O custo político-ideológico da unidade curda
A esquerda curda precisa garantir um corredor e santuário de reabastecimento para o front em Kobanê. Este terreno seguro é o território controlado pelo KRG. Assim, tal dependência pode implicar na possibilidade de assimilação de Rojava dentro da dinâmica pró-Ocidental do gabinete do premiê Nerchevan Barzani. Vale lembrar que Barzani é um aliado de Israel e assinou uma série de contratos com petrolíferas ocidentais, tendo uma excelente relação com os Estados Unidos (vistos nesta zona como libertadores da ditadura de Saddam Hussein). O temor não precisa ser exagerado, mas cabe um debate sincero sobre o nacionalismo curdo e a possível unidade com o governo liberal do KRG. Independente destas variáveis pró-liberais, as possibilidades estão realmente abertas, desde que o YPG/YPJ/HPG vençam o ISIS no front em Kobanê.

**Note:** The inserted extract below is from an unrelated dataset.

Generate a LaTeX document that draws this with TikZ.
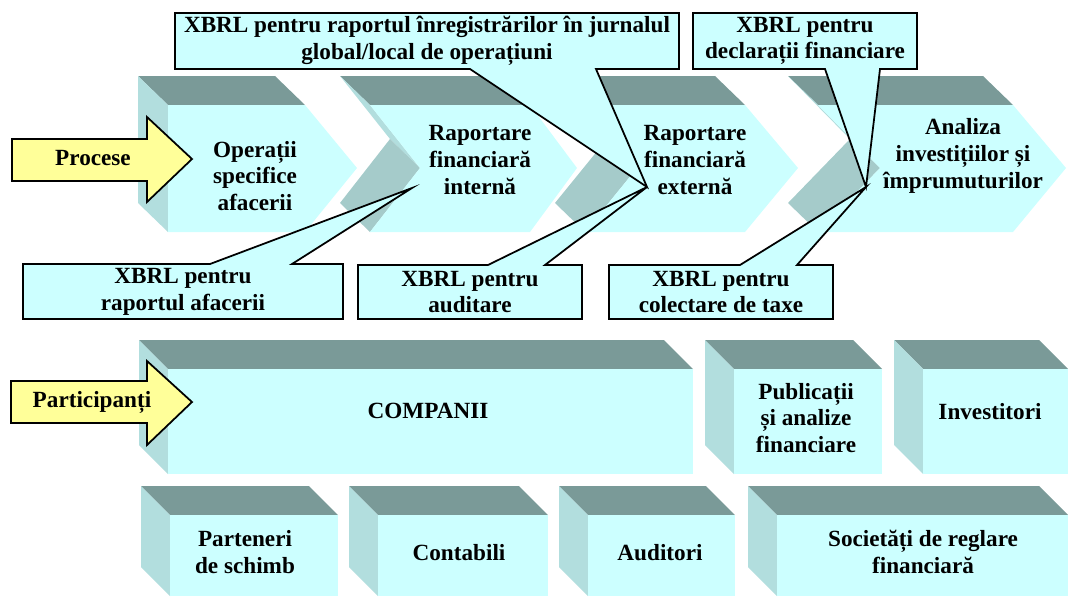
\documentclass[tikz,border=0pt]{standalone}
\usepackage{fontspec}
\setmainfont{Liberation Serif}
\usepackage{xcolor}
\usepackage{tikz}
\usetikzlibrary{positioning}

\definecolor{frontcol}{RGB}{204,255,255}
\definecolor{topcol}{RGB}{122,154,152}
\definecolor{sidecol}{RGB}{178,222,222}
\definecolor{notchcol}{RGB}{165,203,202}
\definecolor{arrowcol}{RGB}{255,255,153}

\begin{document}
\begin{tikzpicture}[x=0.02cm, y=-0.02cm,
  lbl/.style={font=\bfseries\fontsize{13.2}{15.2}\selectfont, align=center, inner sep=0pt},
  callout/.style={draw=black, fill=frontcol, line width=1pt, line join=miter},
  bigarrow/.style={draw=black, fill=arrowcol, line width=1pt, line join=miter}]
% \draw[help lines, dashed, red] (0,0) grid[step=50] (1068,596);
\useasboundingbox (0,0) rectangle (1068,596);

% first chevron, flat left side
\fill[topcol](168,105)--(138,76)--(275,76)--(305,105)--cycle;
\fill[sidecol](168,105)--(138,76)--(138,203)--(168,232)--cycle;
\fill[frontcol](168,105)--(168,232)--(305,232)--(357,168)--(305,105)--cycle;
% notched chevrons
\foreach \a/\n/\p/\q in {370/420/530/577, 585/637/745/798, 818/880/1013/1066}{
  \fill[topcol](\a,105)--(\a-30,76)--(\p-30,76)--(\p,105)--cycle;
  \fill[sidecol](\a,105)--(\a-30,76)--(\n-30,139)--(\n,168)--cycle;
  \fill[notchcol](\n,168)--(\n-30,139)--(\a-30,203)--(\a,232)--cycle;
  \fill[frontcol](\a,105)--(\n,168)--(\a,232)--(\p,232)--(\q,168)--(\p,105)--cycle;
}

% boxes
\foreach \l/\r/\t/\b in {168/693/369/474, 734/882/369/474, 923/1068/369/474,
    170/338/515/596, 378/548/515/596, 588/735/515/596, 777/1068/515/596}{
  \fill[topcol](\l,\t)--(\l-29,\t-29)--(\r-29,\t-29)--(\r,\t)--cycle;
  \fill[sidecol](\l,\t)--(\l-29,\t-29)--(\l-29,\b-29)--(\l,\b)--cycle;
  \fill[frontcol](\l,\t) rectangle (\r,\b);
}

% yellow arrows
\draw[bigarrow](12,139)--(147,139)--(147,117)--(192,159)--(147,202)--(147,181)--(12,181)--cycle;
\draw[bigarrow](11,381)--(147,381)--(147,361)--(192,402)--(147,445)--(147,423)--(11,423)--cycle;
\node[lbl] (procese) at (93,158) {Procese};
\node[lbl] (particip) at (92,402) {Participanți};

% process labels
\node[lbl] (opspec) at (255,176) {Operații\\specifice\\afacerii};
\node[lbl] (rapint) at (480,160) {Raportare\\financiară\\internă};
\node[lbl] (rapext) at (695,160) {Raportare\\financiară\\externă};
\node[lbl] (analiza) at (963,156) {Analiza\\investițiilor și\\împrumuturilor};

% participant labels
\node[lbl] (companii) at (428,411) {COMPANII};
\node[lbl] (publ) at (806,418) {Publicații\\și analize\\financiare};
\node[lbl] (invest) at (990,412) {Investitori};
\node[lbl] (partener) at (245,552) {Parteneri\\de schimb};
\node[lbl] (contab) at (459,553) {Contabili};
\node[lbl] (audit) at (660,553) {Auditori};
\node[lbl] (societ) at (923,552) {Societăți de reglare\\financiară};

% callouts
\coordinate (tipint) at (412,188);
\coordinate (tipext) at (647,187);
\coordinate (tipinv) at (866,187);
\draw[callout](175,13)--(679,13)--(679,69)--(596,69)--(tipext)--(470,69)--(175,69)--cycle;
\draw[callout](693,13)--(917,13)--(917,69)--(880,69)--(tipinv)--(825,69)--(693,69)--cycle;
\draw[callout](23,264)--(210,264)--(tipint)--(292,264)--(343,264)--(343,319)--(23,319)--cycle;
\draw[callout](358,265)--(488,265)--(tipext)--(545,265)--(582,265)--(582,319)--(358,319)--cycle;
\draw[callout](609,265)--(740,265)--(tipinv)--(797,265)--(833,265)--(833,319)--(609,319)--cycle;
\node[lbl] (xjurnal) at (427,41) {XBRL pentru raportul înregistrărilor în jurnalul\\global/local de operațiuni};
\node[lbl] (xdecl) at (805,41) {XBRL pentru\\declarații financiare};
\node[lbl] (xafaceri) at (183,292) {XBRL pentru\\raportul afacerii};
\node[lbl] (xaudit) at (470,292) {XBRL pentru\\auditare};
\node[lbl] (xtaxe) at (721,292) {XBRL pentru\\colectare de taxe};
\end{tikzpicture}
\end{document}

O que está em jogo é o redesenho da geopolítica do petróleo e a formação de uma nova sociedade. Não por acaso estamos diante de um silêncio cruel. “Not a single word “- nem uma única palavra. Se tomarmos como medida da preocupação dos EUA a linha editorial da CNN e seus vínculos com o Partido Democrata, se refere a Revolução de Rojava como a frente de batalha dos curdos sírios. Não há nenhuma referência ao PYD, ao YPG como uma força beligerante de uma outra forma de vida em sociedade e menos ainda uma referência ao Confederalismo Democrático. Trata-se de cruel silenciamento e ocultamento diante dos olhos do mundo. O discurso é que não haveria um parceiro confiável, logo o Ocidente deveria deixar que os Estados islamizados (Irã, Turquia e Arábia Saudita) tomem sua própria iniciativa. Considerando que a Turquia é parte da OTAN, está aí o aliado preferencial. E, para Ankara – nas regras duras do realismo geopolítico - não haveria diferença substantiva entre o PKK e o ISIS, por mais absurdo que isto possa parecer.
Qualquer semelhança de expectativa com a Revolução e Guerra Civil Espanhola não é nenhuma coincidência.